----- RECORDS PROVIDED

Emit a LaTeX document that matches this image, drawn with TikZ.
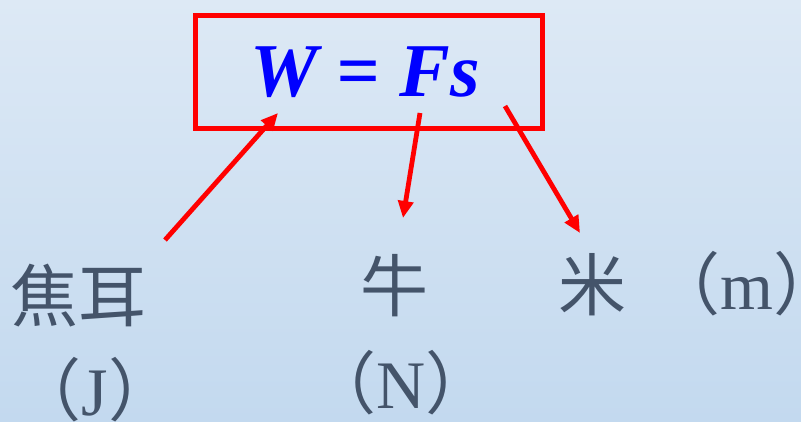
\documentclass[tikz,border=0pt]{standalone}
\usepackage{fontspec}
\setmainfont{Liberation Serif}
\newfontfamily\cjk{Noto Sans CJK SC}
\usetikzlibrary{arrows.meta}
\definecolor{lbl}{RGB}{68,84,106}
\definecolor{bgtop}{RGB}{221,233,245}
\definecolor{bgbot}{RGB}{195,217,239}
\tikzset{
  lab/.style={anchor=base, inner sep=0pt, text=lbl, font=\fontsize{68}{80}\selectfont},
  redarrow/.style={draw=red, line width=4.8pt, -{Triangle[length=17pt,width=15pt]}},
  frame/.style={draw=red, line width=5pt, minimum width=347pt, minimum height=113.5pt, inner sep=0pt}
}
\begin{document}
\begin{tikzpicture}[x=1pt,y=-1pt]
\useasboundingbox (0,0) rectangle (801,421);
\fill[top color=bgtop, bottom color=bgbot] (0,0) rectangle (801,421);
\node[frame] (box) at (368.5,71.75) {};
\node[anchor=base, inner sep=0pt, text=blue, font=\fontsize{76}{90}\selectfont\bfseries\itshape] (eq) at (365,96) {W = Fs};
\node[lab, anchor=base west] (jiao) at (10,321) {\cjk 焦耳};
\node[lab] (J) at (95,415) {{\cjk （}J{\cjk ）}};
\node[lab] (niu) at (394,311) {\cjk 牛};
\node[lab] (N) at (401,408) {{\cjk （}N{\cjk ）}};
\node[lab] (mi) at (592,310) {\cjk 米};
\node[lab] (m) at (747,309) {{\cjk （}m{\cjk ）}};
\coordinate (a1s) at (165,240);
\coordinate (a1e) at (278,113);
\coordinate (a2s) at (420,113);
\coordinate (a2e) at (403,218);
\coordinate (a3s) at (505,106);
\coordinate (a3e) at (580,233);
\draw[redarrow] (a1s) -- (a1e);
\draw[redarrow] (a2s) -- (a2e);
\draw[redarrow] (a3s) -- (a3e);
\end{tikzpicture}
\end{document}
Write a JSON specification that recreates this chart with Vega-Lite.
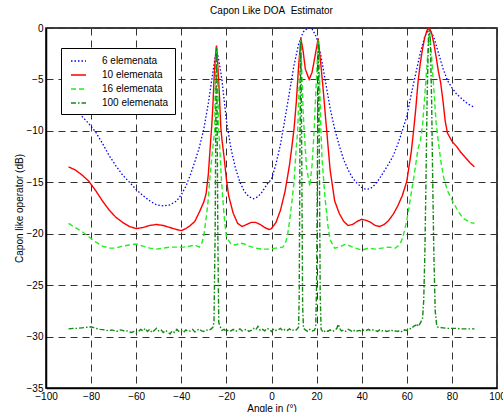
{
  "$schema": "https://vega.github.io/schema/vega-lite/v6.json",
  "width": 451,
  "height": 360,
  "autosize": {"type": "none"},
  "padding": {"left": 46, "top": 28, "right": 6, "bottom": 24},
  "background": "white",
  "title": {"text": "Capon Like DOA\u00a0 Estimator", "fontSize": 10, "fontWeight": "normal", "font": "Liberation Sans", "color": "black", "offset": 7, "anchor": "middle"},
  "datasets": {
    "b": [[-90,-7.0],[-87,-7.8],[-84,-8.6],[-81,-9.3],[-78,-10.1],[-75,-11.2],[-72,-12.4],[-69,-13.4],[-66,-14.3],[-63,-15.0],[-60,-15.7],[-57,-16.3],[-54,-16.8],[-51,-17.2],[-48,-17.3],[-45,-17.2],[-42,-16.8],[-40,-16.2],[-38,-15.4],[-36,-14.3],[-34,-13.0],[-32,-11.6],[-30,-9.8],[-28,-7.3],[-26,-4.3],[-24.4,-2.0],[-23,-3.6],[-22,-5.0],[-20,-9.0],[-18,-11.7],[-16,-13.6],[-14,-15.0],[-12,-15.9],[-10,-16.4],[-8,-16.6],[-6,-16.4],[-4,-15.9],[-2,-15.2],[0,-14.7],[2,-13.2],[4,-11.3],[6,-8.8],[8,-6.2],[10,-3.6],[12,-1.6],[14,-0.4],[16,0.0],[17,0.0],[18,-0.1],[20,-0.9],[22,-2.8],[24,-5.3],[26,-7.8],[28,-9.8],[30,-11.4],[32,-12.8],[34,-13.8],[36,-14.6],[38,-15.1],[40,-15.5],[42,-15.7],[44,-15.6],[46,-15.2],[48,-14.6],[50,-13.9],[52,-13.2],[54,-12.4],[56,-11.3],[58,-10.0],[60,-8.6],[62,-6.4],[64,-4.4],[66,-2.4],[68,-0.8],[70,-0.1],[72,-0.9],[74,-2.4],[76,-3.9],[78,-5.1],[80,-5.8],[82,-6.4],[84,-6.8],[86,-7.2],[88,-7.5],[90,-7.7]],
    "r": [[-90,-13.5],[-87,-13.8],[-84,-14.3],[-81,-14.9],[-78,-15.8],[-75,-16.8],[-72,-17.7],[-69,-18.4],[-66,-18.9],[-63,-19.3],[-60,-19.5],[-57,-19.4],[-54,-19.2],[-51,-19.1],[-48,-19.2],[-45,-19.4],[-42,-19.6],[-40,-19.7],[-38,-19.5],[-36,-19.2],[-34,-18.8],[-32,-17.9],[-30,-16.9],[-29,-16.1],[-28,-14.2],[-27,-11.0],[-26.5,-9.5],[-26,-7.6],[-25.5,-5.0],[-25,-3.2],[-24.4,-1.7],[-24,-3.0],[-23.5,-4.8],[-23,-7.0],[-22.5,-9.6],[-22,-10.8],[-21,-12.6],[-20,-14.7],[-19,-16.3],[-17,-18.0],[-15,-19.0],[-13,-19.3],[-11,-19.1],[-9,-18.9],[-7,-18.9],[-5,-19.1],[-3,-19.4],[-1,-19.6],[0,-19.5],[2,-18.9],[4,-17.7],[6,-15.9],[8,-13.3],[9,-11.6],[10,-9.8],[11,-7.2],[12,-3.8],[13,-1.0],[14,-2.2],[15,-4.0],[16.7,-5.0],[18,-4.3],[19.5,-2.5],[20.7,-1.0],[22,-3.8],[23,-6.2],[24,-8.8],[24.5,-10.0],[25,-11.3],[26,-13.8],[28,-16.8],[30,-18.0],[32,-18.8],[34,-19.2],[36,-19.1],[38,-18.8],[40,-18.6],[42,-18.7],[44,-18.9],[46,-19.2],[48,-19.3],[50,-19.1],[52,-18.7],[54,-18.1],[56,-17.3],[58,-16.3],[60,-14.9],[62,-12.0],[63,-10.0],[64,-7.8],[65,-5.2],[66,-3.4],[67,-2.0],[68,-0.9],[69,-0.2],[70,0.0],[71,-0.5],[72,-1.5],[73,-2.8],[74,-4.2],[75,-5.3],[76,-7.0],[77,-9.0],[78,-10.2],[80,-11.0],[82,-11.5],[84,-12.1],[86,-12.6],[88,-13.1],[90,-13.5]],
    "g": [[-90,-19.0],[-87,-19.4],[-84,-19.8],[-81,-20.3],[-78,-20.8],[-75,-21.2],[-72,-21.4],[-69,-21.4],[-66,-21.2],[-63,-21.1],[-60,-21.0],[-57,-21.2],[-54,-21.4],[-51,-21.5],[-48,-21.4],[-45,-21.3],[-42,-21.3],[-39,-21.3],[-36,-21.2],[-34,-21.1],[-32,-21.3],[-31,-21.0],[-30,-20.2],[-29,-18.5],[-28,-16.6],[-27.4,-14.8],[-26.5,-12.6],[-25.8,-11.2],[-25.2,-10.0],[-24.9,-5.0],[-24.4,-1.8],[-23.9,-5.0],[-23.4,-10.0],[-23,-11.4],[-22.2,-14.8],[-21,-18.3],[-20,-20.3],[-18,-21.0],[-16,-21.1],[-14,-20.9],[-12,-21.0],[-10,-21.2],[-7,-21.4],[-4,-21.5],[-1,-21.5],[2,-21.4],[5,-21.3],[6,-21.0],[7,-20.3],[8,-18.8],[9,-17.0],[10,-15.0],[10.5,-13.2],[11,-11.6],[11.6,-10.0],[12.3,-5.5],[12.9,-1.2],[13.5,-4.5],[14,-8.0],[14.5,-10.0],[15.5,-13.5],[17,-15.4],[18,-13.3],[18.9,-10.0],[19.5,-7.0],[20.7,-1.2],[21.3,-4.8],[21.9,-10.0],[22.5,-13.0],[23.7,-16.4],[25,-19.2],[26,-20.6],[28,-21.4],[30,-21.3],[33,-21.0],[36,-21.3],[40,-21.6],[43,-21.4],[46,-21.5],[49,-21.4],[52,-21.3],[55,-21.4],[57,-21.0],[58,-20.5],[59,-19.7],[60,-18.7],[61,-17.4],[62,-16.0],[63,-14.7],[64,-13.2],[65,-11.7],[66,-11.0],[67,-9.4],[68,-6.5],[69,-3.5],[70,-0.3],[71,-2.8],[72,-6.0],[73,-9.2],[73.5,-10.2],[75,-12.8],[76.3,-14.5],[78,-15.8],[80.7,-17.0],[83,-17.9],[85,-18.5],[88,-18.9],[90,-19.0]],
    "d": [[-90,-29.25],[-88,-29.2],[-86,-29.2],[-84,-29.15],[-82,-29.1],[-80,-29.05],[-78,-29.2],[-76,-29.3],[-74,-29.35],[-72,-29.45],[-71,-29.35],[-70,-29.4],[-69,-29.5],[-68,-29.45],[-67,-29.35],[-66,-29.4],[-65,-29.5],[-64,-29.45],[-63,-29.55],[-62,-29.6],[-61,-29.5],[-60,-29.65],[-59,-29.5],[-58,-29.3],[-57,-29.45],[-56,-29.2],[-55,-29.5],[-54,-29.3],[-53,-29.6],[-52,-29.4],[-51,-29.2],[-50,-29.45],[-49,-29.35],[-48,-29.6],[-47,-29.4],[-46,-29.55],[-45,-29.75],[-44,-29.45],[-43,-29.6],[-42,-29.3],[-41,-29.5],[-40,-29.4],[-39,-29.6],[-38,-29.35],[-37,-29.5],[-36,-29.45],[-35,-29.3],[-34,-29.55],[-33,-29.4],[-32,-29.25],[-31,-29.45],[-30,-29.5],[-29,-29.35],[-28,-29.4],[-27,-29.3],[-26,-29.1],[-25.5,-28.6],[-25,-20.0],[-24.6,-6.0],[-24.4,-1.9],[-24.2,-6.0],[-23.8,-20.0],[-23.4,-28.6],[-23,-28.9],[-22,-29.4],[-21,-29.3],[-20,-29.5],[-19,-29.35],[-18,-29.45],[-17,-29.3],[-16,-29.5],[-15,-29.4],[-14,-29.25],[-13,-29.45],[-12,-29.35],[-11,-29.3],[-10,-29.5],[-9,-29.4],[-8,-29.2],[-7,-29.35],[-6,-29.0],[-5,-29.4],[-4,-29.3],[-3,-29.45],[-2,-29.2],[-1,-29.3],[0,-29.5],[1,-29.25],[2,-29.4],[3,-29.35],[4,-29.2],[5,-29.45],[6,-29.3],[7,-29.4],[8,-29.25],[9,-29.45],[10,-29.3],[11,-29.35],[12,-29.1],[12.3,-26.0],[12.6,-12.0],[13,-1.3],[13.4,-12.0],[13.8,-27.0],[14.2,-29.2],[15,-29.35],[16,-29.5],[17,-29.3],[18,-29.45],[19,-29.4],[19.6,-29.1],[20,-25.0],[20.4,-12.0],[20.8,-1.3],[21.2,-12.0],[21.6,-26.0],[22,-29.3],[23,-29.6],[24,-29.4],[25,-29.5],[26,-29.35],[27,-29.5],[28,-29.4],[29,-29.2],[29.6,-28.8],[30.5,-29.3],[31,-29.45],[32,-29.35],[33,-29.5],[34,-29.3],[35,-29.4],[36,-29.55],[37,-29.35],[38,-29.45],[39,-29.4],[40,-29.5],[41,-29.35],[42,-29.4],[43,-29.3],[44,-29.45],[45,-29.35],[46,-29.4],[47,-29.5],[48,-29.35],[49,-29.45],[50,-29.4],[51,-29.5],[52,-29.45],[53,-29.35],[54,-29.5],[55,-29.45],[56,-29.5],[57,-29.4],[58,-29.55],[59,-29.35],[60,-29.4],[61,-29.2],[62,-29.25],[63,-29.0],[64,-28.9],[64.5,-28.75],[65,-29.0],[66,-28.7],[67,-28.2],[67.5,-26.5],[68,-22.0],[68.5,-15.0],[69,-7.0],[69.6,-1.0],[70,-0.1],[70.4,-1.0],[71,-7.0],[71.5,-15.0],[72,-22.0],[72.6,-27.5],[73.3,-29.0],[74,-29.1],[76,-29.15],[78,-29.2],[80,-29.2],[82,-29.2],[84,-29.25],[86,-29.25],[88,-29.25],[90,-29.25]]
  },
  "layer": [
    {"data": {"name": "b"}, "transform": [{"calculate": "'6 elemenata'", "as": "s"}, {"calculate": "datum[0]", "as": "x"}, {"calculate": "datum[1]", "as": "y"}], "mark": {"type": "line", "strokeWidth": 1.3}},
    {"data": {"name": "r"}, "transform": [{"calculate": "'10 elemenata'", "as": "s"}, {"calculate": "datum[0]", "as": "x"}, {"calculate": "datum[1]", "as": "y"}], "mark": {"type": "line", "strokeWidth": 1.4}},
    {"data": {"name": "g"}, "transform": [{"calculate": "'16 elemenata'", "as": "s"}, {"calculate": "datum[0]", "as": "x"}, {"calculate": "datum[1]", "as": "y"}], "mark": {"type": "line", "strokeWidth": 1.4}},
    {"data": {"name": "d"}, "transform": [{"calculate": "'100 elemenata'", "as": "s"}, {"calculate": "datum[0]", "as": "x"}, {"calculate": "datum[1]", "as": "y"}], "mark": {"type": "line", "strokeWidth": 1.4}}
  ],
  "encoding": {
    "x": {"field": "x", "type": "quantitative", "scale": {"domain": [-100, 100], "nice": false, "zero": false},
      "axis": {"values": [-100, -80, -60, -40, -20, 0, 20, 40, 60, 80, 100], "title": "Angle in (°)"}},
    "y": {"field": "y", "type": "quantitative", "scale": {"domain": [-35, 0], "nice": false, "zero": false},
      "axis": {"values": [-35, -30, -25, -20, -15, -10, -5, 0], "title": "Capon like operator (dB)"}},
    "color": {"field": "s", "type": "nominal",
      "scale": {"domain": ["6 elemenata", "10 elemenata", "16 elemenata", "100 elemenata"], "range": ["#0000ff", "#ff0000", "#22ee22", "#108a10"]},
      "legend": {"title": null}},
    "strokeDash": {"field": "s", "type": "nominal",
      "scale": {"domain": ["6 elemenata", "10 elemenata", "16 elemenata", "100 elemenata"], "range": [[1.5, 2], [1, 0], [5, 3], [5, 2, 1.5, 2]]},
      "legend": {"title": null}}
  },
  "config": {
    "font": "Liberation Sans",
    "view": {"stroke": "black", "strokeWidth": 1.5},
    "axis": {
      "grid": true, "gridColor": "#333333", "gridDash": [7, 5], "gridWidth": 1,
      "domainColor": "black", "domainWidth": 1.5, "ticks": false,
      "labelFontSize": 10, "labelColor": "black", "labelPadding": 3,
      "titleFontSize": 10, "titleFontWeight": "normal", "titleColor": "black"
    },
    "axisX": {"titlePadding": 2, "labelFlush": false},
    "axisY": {"titlePadding": 2, "labelFlush": false},
    "legend": {
      "orient": "none", "legendX": 15, "legendY": 20,
      "strokeColor": "black", "fillColor": "white", "padding": 6,
      "symbolType": "M-0.5,0L2,0", "symbolSize": 144, "symbolStrokeWidth": 1.5,
      "labelFontSize": 10, "labelColor": "black", "labelOffset": 21, "rowPadding": 2
    }
  }
}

----------

_EXERCISE PROMPT_
Show every line from the listing above in which the string "that" appears.

_SOLUTION FOR THIS PROBLEM_
Emit a LaTeX document that matches this image, drawn with TikZ.
Write a JSON specification that recreates this chart with Vega-Lite.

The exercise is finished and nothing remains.